1774-01-17, de Voltaire [François Marie Arouet] à Charles Augustin Feriol, comte d'Argental.

Je vous remercie infiniment, mon cher ange, de la bonté que vous avez eue pour Laharpe.
C’est une petite goute de beaume versée sur la blessure que je lui fais malgré moi en passant devant lui suposé qu’en éffet cette Sophonisbe de Mairet soit jouée avant les Barmecides. La Harpe m’avait demandé avec beaucoup d’adresse ce petit plaisir que vous lui avez fait. Il m’avait écrit que j’avais un prodigieux crédit auprès du controlleur général, et que je pouvais aisément lui faire obtenir une gratification. J’ai mieux aimé la lui faire que d’user de mon grand crédit, lequel a consisté jusqu’à présent à perdre une somme considérable que Mr le Controlleur général m’a fait l’honneur de me prendre dans ma poche pour le service de la patrie.

Je connais fort L’Epine, horloger du Roi, qui a dans Ferney un établissement, et même à mes dépends; mais je ne connais point Caron Beaumarchais, quoiqu’il m’ait envoié ses très comiques mémoires, dans lesquels il a fouré nôtre ami l’hippopotame, et Baculard le conseiller d’ambassade. Caron est si plaisant, sur les ordinaires de la Dame Goesman, il est si impétueux, si extravagant et si drôle, que je mettrais ma main au feu qu’il n’a jamais empoisonné ses femmes. Les empoisonneurs ne font point poufer de rire; ce sont d’ordinaire des chimistes très sérieux, et très peu amusants; et il faut songer que Beaumarchais n’est pas médecin.
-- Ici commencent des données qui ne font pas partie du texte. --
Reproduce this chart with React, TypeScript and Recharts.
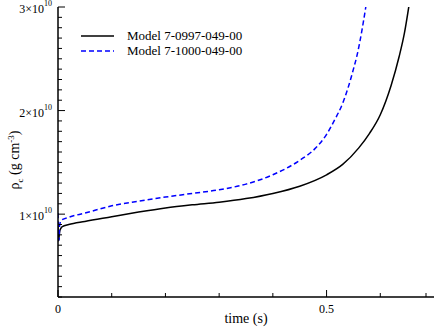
import { LineChart, Line, XAxis, YAxis } from 'recharts'

// central density, units of 1e9 g cm^-3
const BLACK_T = [0, 0.001, 0.002, 0.003, 0.005, 0.008, 0.02, 0.05, 0.1, 0.15, 0.2, 0.25, 0.3, 0.35, 0.4, 0.45, 0.5, 0.53, 0.56, 0.58, 0.6, 0.62, 0.635, 0.645, 0.653]
const BLACK_RHO = [9.2, 7.4, 7.8, 8.3, 8.6, 8.8, 9.0, 9.3, 9.75, 10.2, 10.6, 10.9, 11.15, 11.5, 12.0, 12.7, 13.8, 14.8, 16.4, 17.8, 19.6, 22.4, 25.2, 27.5, 30.0]

const BLUE_T = [0, 0.001, 0.002, 0.003, 0.006, 0.02, 0.05, 0.1, 0.15, 0.2, 0.25, 0.3, 0.35, 0.4, 0.45, 0.48, 0.5, 0.515, 0.53, 0.54, 0.55, 0.557, 0.565, 0.573]
const BLUE_RHO = [10.1, 8.0, 7.5, 8.9, 9.4, 9.7, 10.1, 10.8, 11.25, 11.65, 12.0, 12.35, 12.9, 13.8, 15.2, 16.4, 17.7, 19.1, 20.7, 22.2, 24.0, 25.4, 27.5, 30.0]

const SERIES_NAMES = ['Model 7-0997-049-00', 'Model 7-1000-049-00']

const X_TICKS = [0, 0.1, 0.2, 0.3, 0.4, 0.5, 0.6, 0.7]
const X_MAJOR = [0, 0.5]
const X_LABELS = ['0', '0.5']

const Y_TICKS = Array.from({ length: 29 }, (_, i) => i + 2)
const Y_MAJOR = [10, 20, 30]
const Y_LABELS = ['1×10', '2×10', '3×10']

const blackData = BLACK_T.map((t, i) => ({ t, rho: BLACK_RHO[i] }))
const blueData = BLUE_T.map((t, i) => ({ t, rho: BLUE_RHO[i] }))

const FONT = 'Liberation Serif, DejaVu Serif, serif'
const MAJOR_LEN = 7
const MINOR_LEN = 4

function majorIndex(list: number[], v: number) {
  return list.findIndex((m) => Math.abs(m - v) < 1e-6)
}

function BottomTick(props: any) {
  const { x, y, payload } = props
  const mi = majorIndex(X_MAJOR, payload.value)
  return (
    <g>
      <line x1={x} x2={x} y1={y} y2={y - (mi >= 0 ? MAJOR_LEN : MINOR_LEN)} stroke="#000" />
      {mi >= 0 && (
        <text x={x} y={y + 16} textAnchor="middle" style={{ fontFamily: FONT }} fontSize={12} fill="#000">
          {X_LABELS[mi]}
        </text>
      )}
    </g>
  )
}

function TopTick(props: any) {
  const { x, y, payload } = props
  const mi = majorIndex(X_MAJOR, payload.value)
  return <line x1={x} x2={x} y1={y} y2={y + (mi >= 0 ? MAJOR_LEN : MINOR_LEN)} stroke="#000" />
}

function LeftTick(props: any) {
  const { x, y, payload } = props
  const mi = majorIndex(Y_MAJOR, payload.value)
  return (
    <g>
      <line x1={x} x2={x + (mi >= 0 ? MAJOR_LEN : MINOR_LEN)} y1={y} y2={y} stroke="#000" />
      {mi >= 0 && (
        <text x={x - 14} y={y + 6} textAnchor="end" style={{ fontFamily: FONT }} fontSize={12} fill="#000">
          {Y_LABELS[mi]}
        </text>
      )}
      {mi >= 0 && (
        <text x={x - 14} y={y - 1} textAnchor="start" style={{ fontFamily: FONT }} fontSize={8} fill="#000">
          10
        </text>
      )}
    </g>
  )
}

function RightTick(props: any) {
  const { x, y, payload } = props
  const mi = majorIndex(Y_MAJOR, payload.value)
  return <line x1={x} x2={x - (mi >= 0 ? MAJOR_LEN : MINOR_LEN)} y1={y} y2={y} stroke="#000" />
}

function Legendbox() {
  return (
    <div style={{ position: 'absolute', left: 81, top: 28, fontFamily: FONT, fontSize: 13, lineHeight: '15px' }}>
      {SERIES_NAMES.map((name, i) => (
        <div key={name} style={{ display: 'flex', alignItems: 'center', whiteSpace: 'nowrap' }}>
          <svg width={33} height={15} style={{ marginRight: 13 }}>
            <line
              x1={0}
              x2={33}
              y1={8}
              y2={8}
              stroke={i === 0 ? '#000' : '#0000ff'}
              strokeWidth={1.5}
              strokeDasharray={i === 0 ? undefined : '5 3'}
            />
          </svg>
          <span>{name}</span>
        </div>
      ))}
    </div>
  )
}

export default function App() {
  return (
    <div style={{ position: 'absolute', left: 0, top: 0, width: 436, height: 327, background: '#fff', fontFamily: FONT }}>
      <LineChart width={436} height={327} margin={{ top: 7, right: 2, bottom: 0, left: 0 }} style={{ fontFamily: FONT }}>
        <XAxis
          xAxisId="b"
          dataKey="t"
          type="number"
          domain={[0, 0.7]}
          ticks={X_TICKS}
          height={30}
          tickLine={false}
          tickSize={0}
          tickMargin={0}
          tick={<BottomTick />}
          axisLine={{ stroke: '#000', strokeWidth: 1.5 }}
          allowDataOverflow
        />
        <XAxis
          xAxisId="t"
          orientation="top"
          dataKey="t"
          type="number"
          domain={[0, 0.7]}
          ticks={X_TICKS}
          height={0}
          tickLine={false}
          tickSize={0}
          tickMargin={0}
          tick={<TopTick />}
          axisLine={{ stroke: '#000', strokeWidth: 1.5 }}
          allowDataOverflow
        />
        <YAxis
          yAxisId="l"
          type="number"
          domain={[2, 30]}
          ticks={Y_TICKS}
          width={58}
          tickLine={false}
          tickSize={0}
          tickMargin={0}
          tick={<LeftTick />}
          axisLine={{ stroke: '#000', strokeWidth: 1.5 }}
          interval={0}
          allowDataOverflow
        />
        <YAxis
          yAxisId="r"
          orientation="right"
          type="number"
          domain={[2, 30]}
          ticks={Y_TICKS}
          width={0}
          tickLine={false}
          tickSize={0}
          tickMargin={0}
          tick={<RightTick />}
          axisLine={{ stroke: '#000', strokeWidth: 1.5 }}
          interval={0}
          allowDataOverflow
        />
        <Line
          xAxisId="b"
          yAxisId="l"
          data={blackData}
          dataKey="rho"
          type="monotone"
          stroke="#000"
          strokeWidth={1.5}
          dot={false}
          isAnimationActive={false}
        />
        <Line
          xAxisId="b"
          yAxisId="l"
          data={blueData}
          dataKey="rho"
          type="monotone"
          stroke="#0000ff"
          strokeWidth={1.5}
          strokeDasharray="5 3"
          dot={false}
          isAnimationActive={false}
        />
        <text x={246} y={323} textAnchor="middle" style={{ fontFamily: FONT }} fontSize={14} fill="#000">
          time (s)
        </text>
        <text
          transform="translate(19,160) rotate(-90)"
          textAnchor="middle"
          style={{ fontFamily: FONT }}
          fontSize={14}
          fill="#000"
        >
          ρ<tspan fontSize={9} dy={4}>c</tspan>
          <tspan dy={-4}> (g cm</tspan>
          <tspan fontSize={9} dy={-5}>-3</tspan>
          <tspan dy={5}>)</tspan>
        </text>
      </LineChart>
      <Legendbox />
    </div>
  )
}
D’ailleurs Beaumarchais n’avait nul intérêt à purger si violemment ses femmes, il n’héritait point d’elles et les vingt mille écus dont vous parlez sont l’argent de la dot qu’il rendit à la famille en gardant pour lui tout ce qu’il put, qui n’était pas grand chose. Je crois qu’il est assez aisé à une femme d’empoisonner son mari, et à Monsieur d’empoisonner Madame; il y en a eu des exemples dans les siècles passés; mais Beaumarchais est trop étourdi pour être empoisonneur. C’est un art qui demande une prudence infinie.

Pour la pluspart de vos comédiens de Paris, ce sont des meurtriers qui massacrent mes vers; il n’y a que Lekain qui les fasse vivre.

Vous êtes vous jamais donné la peine de lire la Sophonisbe de Corneille tant louée par st Evremont? C’est à mon gré le plus ridicule ouvrage qui soit jamais sorti du bec inégal de la plume de ce grand homme.

Le temps est fort doux au mont Jura. Je me flatte qu’il en est de même à Paris près de Montmartre; et que la santé de Madame D’Argental va mieux. Jouïssez de la vie, mes deux anges. Je me mets toujours à l’ombre de vos aîles, quoique de bien loin. Vôtre culte est établi à Ferney.